WASP-76b: An Exemplar of Extreme Planetary Conditions

Discovered in 2013, WASP-76b continues to intrigue with its volatile environment. From metal precipitation to dramatic temperature gradients between its hemispheres, the exoplanet offers valuable insights into extreme planetary climates. Its rapid orbit—completing one revolution every 1.8 Earth days—contributes significantly to its blistering dayside and cooler nightside.

Recently, WASP-76b gained attention for exhibiting a rainbow-like phenomenon called a “glory”, marking the first observation of this effect beyond our solar system. The planet’s complex interplay of radiation, wind, and condensation highlights the variety of harsh conditions possible on distant worlds.

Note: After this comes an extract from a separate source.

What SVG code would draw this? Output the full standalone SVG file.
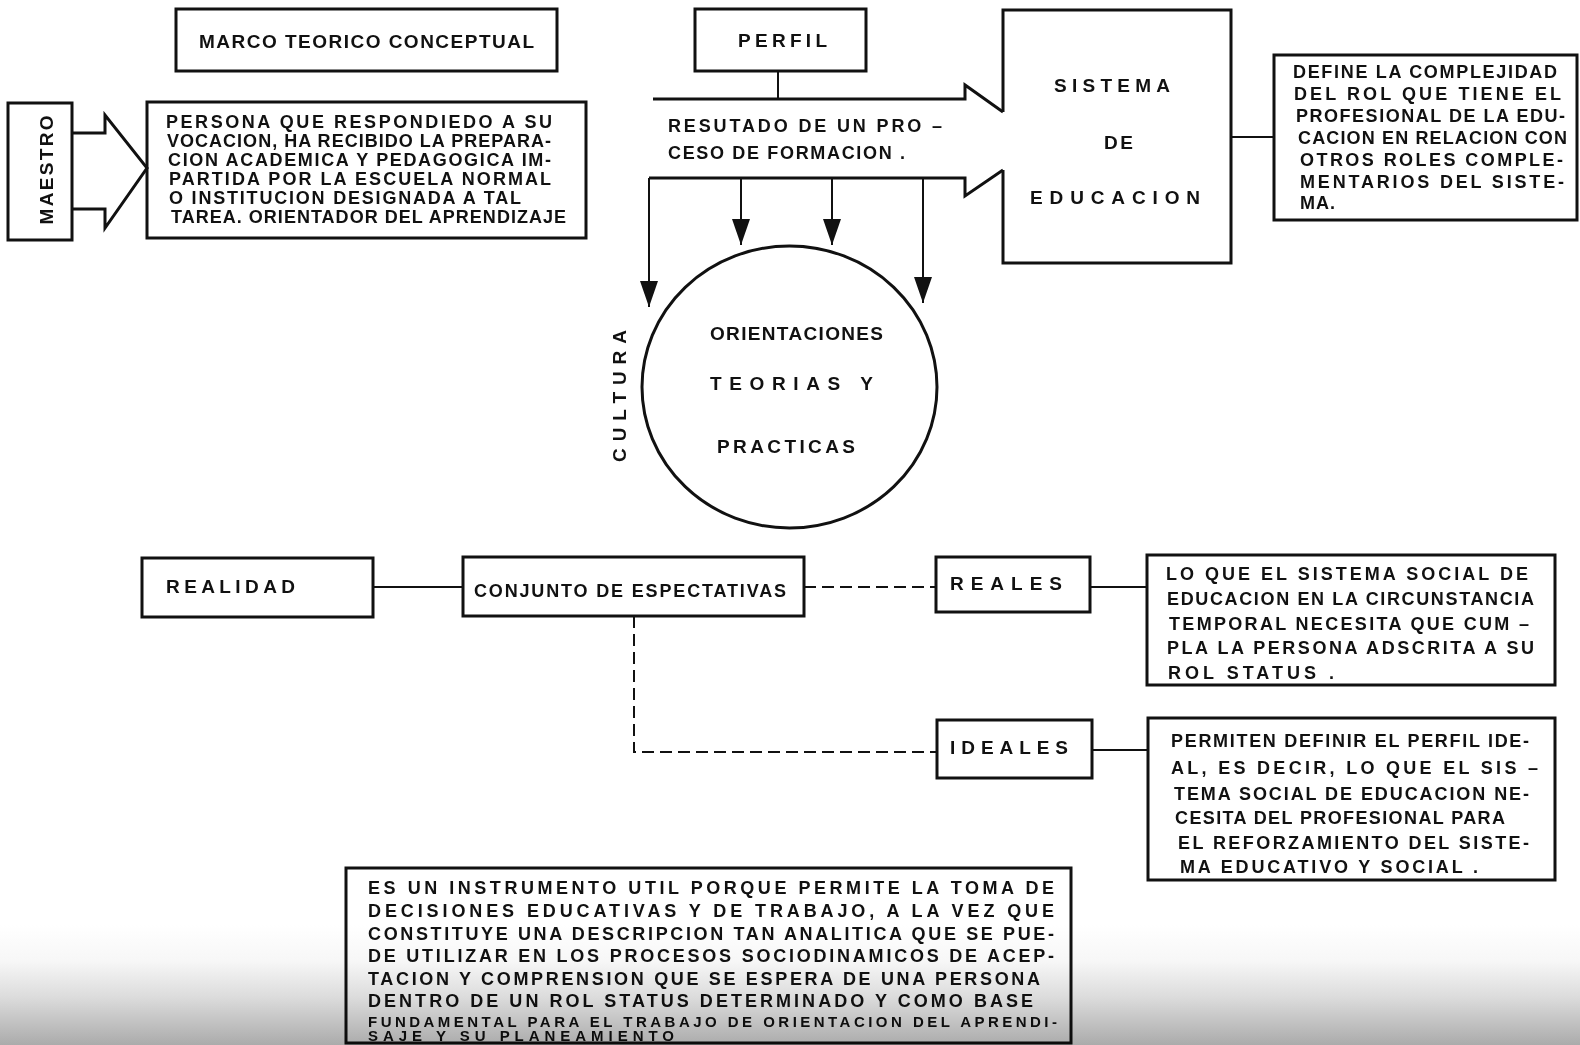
<svg xmlns="http://www.w3.org/2000/svg" width="1580" height="1045" viewBox="0 0 1580 1045">
<style>
.box{fill:none;stroke:#111;stroke-width:3}
.ln{fill:none;stroke:#111;stroke-width:2}
.band{fill:none;stroke:#111;stroke-width:3;stroke-linejoin:miter}
.dash{fill:none;stroke:#111;stroke-width:2;stroke-dasharray:12 6}
text{font-family:"Liberation Sans",Arial,sans-serif;font-weight:bold;font-size:18px;fill:#111}
.sm{font-size:15px}
.big{font-size:19px}
</style>
<defs>
<marker id="ah" viewBox="0 0 26 18" refX="26" refY="9" markerWidth="26" markerHeight="18" markerUnits="userSpaceOnUse" orient="auto">
<path d="M0,0 L26,9 L0,18 z" fill="#111"/>
</marker>
<linearGradient id="fade" gradientUnits="userSpaceOnUse" x1="0" y1="925" x2="0" y2="1045">
<stop offset="0" stop-color="#ffffff"/>
<stop offset="0.3" stop-color="#f7f7f7"/>
<stop offset="0.6" stop-color="#dcdcdc"/>
<stop offset="1" stop-color="#ababab"/>
</linearGradient>
</defs>
<rect width="1580" height="1045" fill="#fff"/>

<g id="connectors">
<path class="box" d="M72,133 H105 V115 L147,168 L105,228 V209 H72"/>
<line class="ln" x1="778" y1="71" x2="778" y2="99"/>
<path class="band" d="M653,99 H965 V85 L1003,112"/>
<path class="band" d="M1003,170 L965,196 V178 H649"/>
<line class="ln" x1="649" y1="178" x2="649" y2="307" marker-end="url(#ah)"/>
<line class="ln" x1="741" y1="178" x2="741" y2="245" marker-end="url(#ah)"/>
<line class="ln" x1="832" y1="178" x2="832" y2="245" marker-end="url(#ah)"/>
<line class="ln" x1="923" y1="178" x2="923" y2="303" marker-end="url(#ah)"/>
<line class="ln" x1="1231" y1="137" x2="1274" y2="137"/>
<line class="ln" x1="373" y1="587" x2="463" y2="587"/>
<line class="dash" x1="804" y1="587" x2="936" y2="587"/>
<path class="dash" d="M634,616 V752 H937"/>
<line class="ln" x1="1090" y1="587" x2="1147" y2="587"/>
<line class="ln" x1="1092" y1="750" x2="1148" y2="750"/>
</g>

<g id="marco">
<rect class="box" x="176" y="9" width="381" height="62"/>
<text class="big" x="199" y="48" textLength="335">MARCO  TEORICO  CONCEPTUAL</text>
</g>

<g id="perfil">
<rect class="box" x="695" y="9" width="171" height="62"/>
<text class="big" x="738" y="47" textLength="89">PERFIL</text>
<text x="668" y="132" textLength="274">RESUTADO  DE  UN  PRO –</text>
<text x="668" y="159" textLength="237">CESO  DE  FORMACION .</text>
</g>

<g id="maestro">
<rect class="box" x="8" y="103" width="64" height="137"/>
<text class="big" transform="translate(53,170) rotate(-90)" text-anchor="middle" textLength="109">MAESTRO</text>
</g>

<g id="persona">
<rect class="box" x="147" y="102" width="439" height="136"/>
<text x="166" y="128" textLength="386">PERSONA  QUE  RESPONDIEDO  A  SU</text>
<text x="167" y="147" textLength="384">VOCACION, HA RECIBIDO LA PREPARA-</text>
<text x="168" y="166" textLength="383">CION ACADEMICA Y PEDAGOGICA IM-</text>
<text x="169" y="185" textLength="382">PARTIDA POR LA ESCUELA NORMAL</text>
<text x="169" y="204" textLength="352">O INSTITUCION DESIGNADA A TAL</text>
<text x="171" y="223" textLength="395">TAREA. ORIENTADOR  DEL APRENDIZAJE</text>
</g>

<g id="sistema">
<path class="box" d="M1003,112 V10 H1231 V263 H1003 V170"/>
<text class="big" x="1054" y="92" textLength="116">SISTEMA</text>
<text class="big" x="1104" y="149" textLength="29">DE</text>
<text class="big" x="1030" y="204" textLength="170">EDUCACION</text>
</g>

<g id="define">
<rect class="box" x="1274" y="55" width="303" height="165"/>
<text x="1293" y="78" textLength="264">DEFINE  LA  COMPLEJIDAD</text>
<text x="1294" y="100" textLength="267">DEL  ROL  QUE  TIENE EL</text>
<text x="1296" y="122" textLength="269">PROFESIONAL DE LA EDU-</text>
<text x="1298" y="144" textLength="269">CACION EN RELACION CON</text>
<text x="1300" y="166" textLength="263">OTROS ROLES  COMPLE-</text>
<text x="1300" y="188" textLength="264">MENTARIOS  DEL  SISTE-</text>
<text x="1300" y="209" textLength="35">MA.</text>
</g>

<g id="orientaciones">
<ellipse cx="789.5" cy="387" rx="147.5" ry="141" fill="none" stroke="#111" stroke-width="3"/>
<text class="big" x="710" y="340" textLength="173">ORIENTACIONES</text>
<text class="big" x="710" y="390" textLength="163">TEORIAS    Y</text>
<text class="big" x="717" y="453" textLength="138">PRACTICAS</text>
</g>

<g id="cultura">
<text class="big" transform="translate(626,396) rotate(-90)" text-anchor="middle" textLength="132">CULTURA</text>
</g>

<g id="realidad">
<rect class="box" x="142" y="558" width="231" height="59"/>
<text class="big" x="166" y="593" textLength="129">REALIDAD</text>
</g>

<g id="conjunto">
<rect class="box" x="463" y="557" width="341" height="59"/>
<text x="474" y="597" textLength="312">CONJUNTO  DE  ESPECTATIVAS</text>
</g>

<g id="reales">
<rect class="box" x="936" y="557" width="154" height="55"/>
<text class="big" x="950" y="590" textLength="112">REALES</text>
</g>

<g id="reales-def">
<rect class="box" x="1147" y="555" width="408" height="130"/>
<text x="1166" y="580" textLength="362">LO  QUE  EL  SISTEMA   SOCIAL  DE</text>
<text x="1167" y="605" textLength="367">EDUCACION  EN  LA  CIRCUNSTANCIA</text>
<text x="1169" y="630" textLength="360">TEMPORAL  NECESITA  QUE  CUM –</text>
<text x="1167" y="654" textLength="367">PLA  LA  PERSONA   ADSCRITA  A SU</text>
<text x="1168" y="679" textLength="166">ROL   STATUS .</text>
</g>

<g id="ideales">
<rect class="box" x="937" y="720" width="155" height="58"/>
<text class="big" x="950" y="754" textLength="118">IDEALES</text>
</g>

<g id="ideales-def">
<rect class="box" x="1148" y="718" width="407" height="162"/>
<text x="1171" y="747" textLength="358">PERMITEN  DEFINIR EL PERFIL  IDE-</text>
<text x="1171" y="774" textLength="367">AL, ES  DECIR, LO  QUE  EL SIS  –</text>
<text x="1174" y="800" textLength="355">TEMA SOCIAL  DE  EDUCACION NE-</text>
<text x="1175" y="824" textLength="330">CESITA  DEL PROFESIONAL  PARA</text>
<text x="1178" y="849" textLength="351">EL  REFORZAMIENTO  DEL  SISTE-</text>
<text x="1180" y="873" textLength="298">MA  EDUCATIVO  Y  SOCIAL .</text>
</g>

<g id="instrumento">
<rect class="box" x="346" y="868" width="725" height="175"/>
<text x="368" y="894" textLength="686">ES  UN  INSTRUMENTO  UTIL PORQUE  PERMITE  LA   TOMA  DE</text>
<text x="368" y="917" textLength="686">DECISIONES  EDUCATIVAS   Y   DE   TRABAJO, A  LA   VEZ  QUE</text>
<text x="368" y="940" textLength="686">CONSTITUYE  UNA  DESCRIPCION  TAN  ANALITICA  QUE  SE  PUE-</text>
<text x="368" y="962" textLength="686">DE  UTILIZAR  EN  LOS  PROCESOS  SOCIODINAMICOS  DE  ACEP-</text>
<text x="368" y="985" textLength="672">TACION  Y  COMPRENSION  QUE  SE  ESPERA  DE  UNA  PERSONA</text>
<text x="368" y="1007" textLength="665">DENTRO  DE  UN  ROL  STATUS  DETERMINADO  Y  COMO  BASE</text>
<text class="sm" x="368" y="1027" textLength="689">FUNDAMENTAL  PARA  EL  TRABAJO  DE  ORIENTACION  DEL  APRENDI-</text>
<text class="sm" x="368" y="1041" textLength="306">SAJE  Y  SU  PLANEAMIENTO</text>
</g>

<rect x="0" y="925" width="1580" height="120" fill="url(#fade)" style="mix-blend-mode:multiply"/>
</svg>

Expanding Knowledge on Exoplanet Atmospheres

The identification of iron winds and molten metal rains on WASP-76b opens new pathways for exploring the atmospheres of gas giants under intense stellar influence. By expanding our comprehension of these processes, scientists can improve predictions about atmospheric behavior and planetary evolution in extreme environments.

“Our research on WASP-76b reveals just how fierce atmospheric conditions can become on ultra-hot Jupiters,” commented David Ehrenreich, a member of the research team. The insights gained not only deepen our grasp of planetary climates but may eventually assist in interpreting the atmospheres of more Earth-like exoplanets, despite the vastly different conditions.

The findings were detailed in the journal Astronomy & Astrophysics, and the team aims to continue investigating similar ultra-hot Jupiter atmospheres, potentially unlocking further secrets about the diversity of planets beyond our solar system.